あとから公開されたMV、洗濯物の溢れた洗濯機やついたままのテレビ、コンロにかけられたヤカンなど身近な物に囲まれています。音が溢れた瞬間に白黒からピンクに色づくこの場所、何気ない毎日がとっ散らかって色を変えてしまった、と解釈しています。
“ あなた ” の描写一つひとつにまるで聴き手も恋におちたかのように目を奪われます。世界を色と光に埋め尽くす春のように。
春ときくと淡い柔らかいイメージがありますが、同時に、環境が大きく変わる別れの季節でもありますね。
花びらが散ればあなたとおさらば それなら僕と踊りませんか
宙を舞う花がどうもあなたみたいで参りました
二番の歌詞にはお別れの気配が漂います。
散る花びらを見てはもうすぐサヨナラな美しいあなたを思い浮かべてしまう。
ネガティブな表現多いんですよね。壊れそうで怖かった、とか 騙しておくれ、とか。でも、
焦げ付く痛みも 刺し込む痺れも 口をつぐんだ恋とわかって
ごちゃごちゃした気持ちもぜんぶ恋だと。
言葉にするのも 形にするのも そのどれもが覚束なくって
ただ目を見つめた するとあなたはふっと優しく笑ったんだ
とっても素敵だなぁって、
あの、引用していて思ったのですが全体に歌詞にしては言葉選びが、重いというか文語的なんですよね。日常会話ではあんまり使わないような硬い言葉を選んでいる。でも内容は微笑ましいくらいに揺れて揺れて不器用で。この、ギャップ、すごく素敵じゃないですか私はめっちゃギュンってきましたえっ途方に暮れているとても一途可愛い、
硬い言葉遣い × 拙い気持ち
これ! これ好きですこのバランス!
綺麗な日本語とどこか懐かしい雰囲気のあるメロディ、そこにみずみずしい想いと新しいサウンド。この組み合わせが最高。

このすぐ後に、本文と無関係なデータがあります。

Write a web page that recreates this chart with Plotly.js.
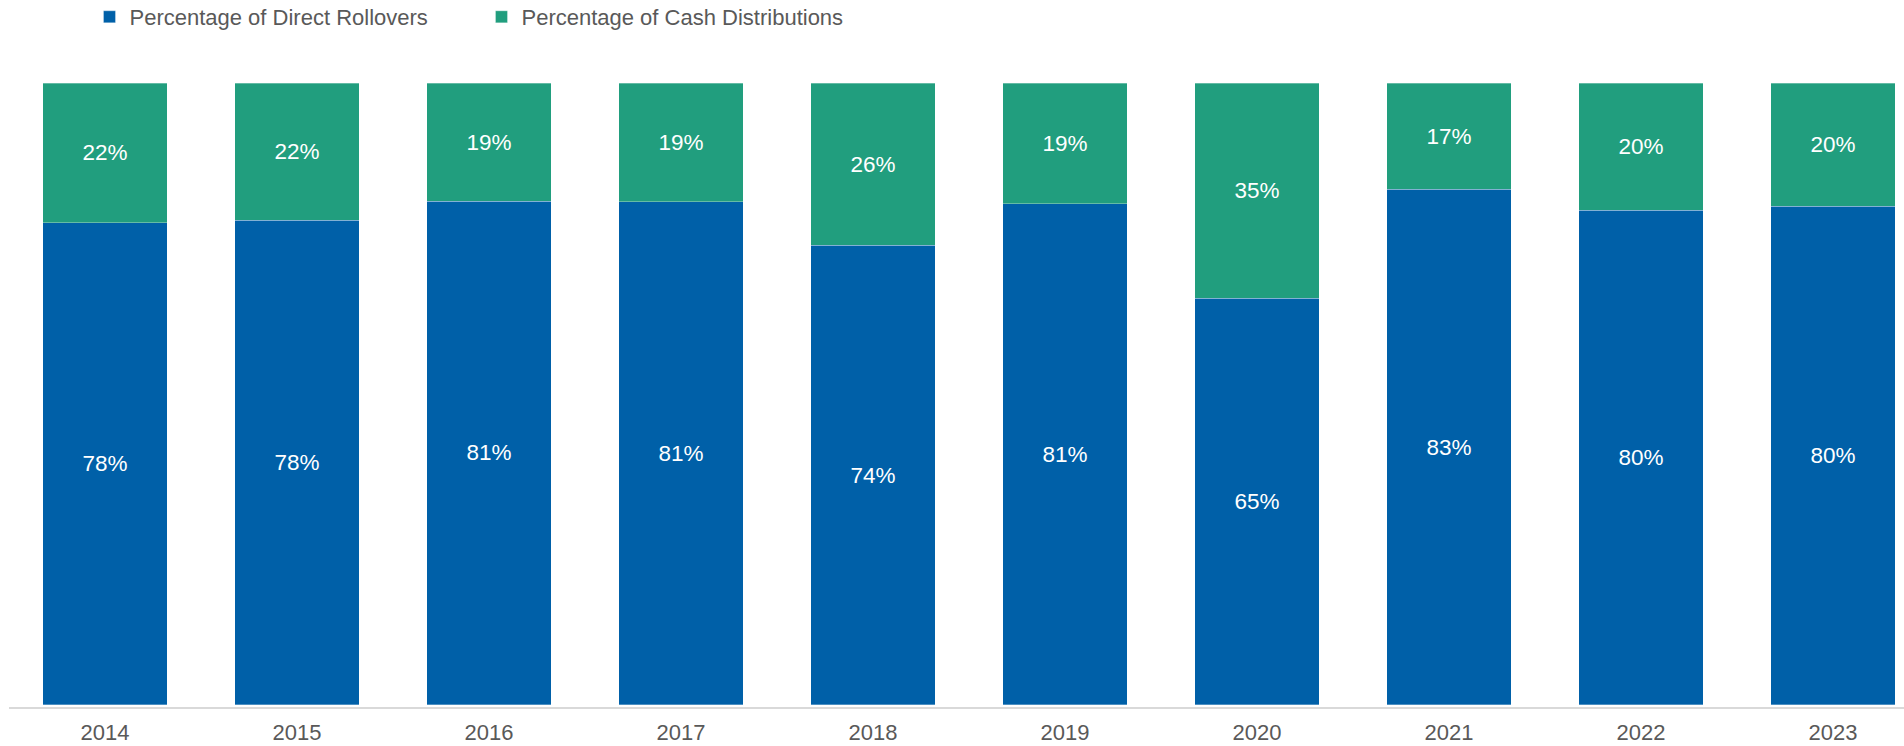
<!DOCTYPE html>
<html>
<head>
<meta charset="utf-8">
<script src="https://cdn.plot.ly/plotly-3.0.1.min.js"></script>
<style>
html,body{margin:0;padding:0;background:#fff;}
#chart{width:1904px;height:746px;}
</style>
</head>
<body>
<div id="chart"></div>
<script>
var years = ['2014','2015','2016','2017','2018','2019','2020','2021','2022','2023'];
var directRollovers = [77.5, 77.9, 81.0, 80.9, 73.9, 80.6, 65.4, 82.9, 79.5, 80.2];
var cashDistributions = [22.5, 22.1, 19.0, 19.1, 26.1, 19.4, 34.6, 17.1, 20.5, 19.8];
var directLabels = ['78%','78%','81%','81%','74%','81%','65%','83%','80%','80%'];
var cashLabels = ['22%','22%','19%','19%','26%','19%','35%','17%','20%','20%'];

var FONT = '"Liberation Sans", Arial, sans-serif';
var BLUE = '#0060a8';
var GREEN = '#219e7e';

var traces = [
  {
    type: 'bar', name: 'Percentage of Direct Rollovers',
    x: years, y: directRollovers, text: directLabels,
    textposition: 'inside', insidetextanchor: 'middle', textangle: 0,
    texttemplate: '%{text}',
    textfont: {family: FONT, size: 22.5, color: '#ffffff'},
    marker: {color: BLUE, line: {color: 'rgba(255,255,255,0.3)', width: 1}},
    hoverinfo: 'x+y'
  },
  {
    type: 'bar', name: 'Percentage of Cash Distributions',
    x: years, y: cashDistributions, text: cashLabels,
    textposition: 'inside', insidetextanchor: 'middle', textangle: 0,
    texttemplate: '%{text}',
    textfont: {family: FONT, size: 22.5, color: '#ffffff'},
    marker: {color: GREEN, line: {color: 'rgba(255,255,255,0.3)', width: 1}},
    hoverinfo: 'x+y'
  }
];

var layout = {
  width: 1904, height: 746,
  barmode: 'stack',
  bargap: 0.35,
  paper_bgcolor: '#ffffff', plot_bgcolor: '#ffffff',
  font: {family: FONT, size: 22, color: '#595959'},
  margin: {l: 9, r: 0, t: 83, b: 39, pad: 0},
  xaxis: {
    type: 'category',
    range: [-0.5, 9.37],
    showgrid: false, zeroline: false,
    showline: true, linecolor: '#d9d9d9', linewidth: 1.5,
    ticks: '', ticklabelstandoff: 5,
    tickfont: {family: FONT, size: 22, color: '#595959'},
    fixedrange: true
  },
  yaxis: {
    range: [-0.35, 100],
    visible: false, showgrid: false, zeroline: false,
    fixedrange: true
  },
  showlegend: true,
  legend: {
    orientation: 'h',
    xref: 'container', yref: 'container',
    x: 0.047, xanchor: 'left',
    y: 1, yanchor: 'top',
    traceorder: 'normal',
    entrywidth: 347, entrywidthmode: 'pixels',
    font: {family: FONT, size: 22, color: '#595959'},
    bgcolor: 'rgba(0,0,0,0)'
  }
};

Plotly.newPlot('chart', traces, layout, {displayModeBar: false}).then(function(){
  // nudge legend up a few pixels to match reference
  var lg = document.querySelector('.legend');
  if (lg) {
    var t = lg.getAttribute('transform') || '';
    var m = t.match(/translate\(([-\d.]+),\s*([-\d.]+)\)/);
    if (m) lg.setAttribute('transform', 'translate(' + m[1] + ',' + (parseFloat(m[2]) - 4) + ')');
  }
});
</script>
</body>
</html>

文章して重厚で美しいからこそ、女々しいくらいの青い気持ちが聴いてて恥ずかしくならずに そうだね、そうだよねって思えるものになっているんじゃないかと。
そして、語感が良い。
歌詞の話たくさんしてたけど正直、ずーっと聴いてた割にあんまり歌詞覚えてなかったんですよね。
速いテンポの中に息継ぎの間もないほど詰め込まれた言葉。ぱっと聞きで残るフレーズが刺さる、感じの曲じゃないと思う。音が楽しくて呪文みたいで。
だけど拾ったいくつかの単語と音の雰囲気、それだけで甘い焦燥感がちゃんと伝わってくるから、歌詞をちゃんと読んだときは答え合わせをする気分でした。
とにかく好きです。言いたい想いは笑うくらい山ほどあって それでもいざ聴くとなんにも出てはこないなんて。
そういう嵐のような雷のような出会いをした曲だったということを、書き残してみたいなと思いました。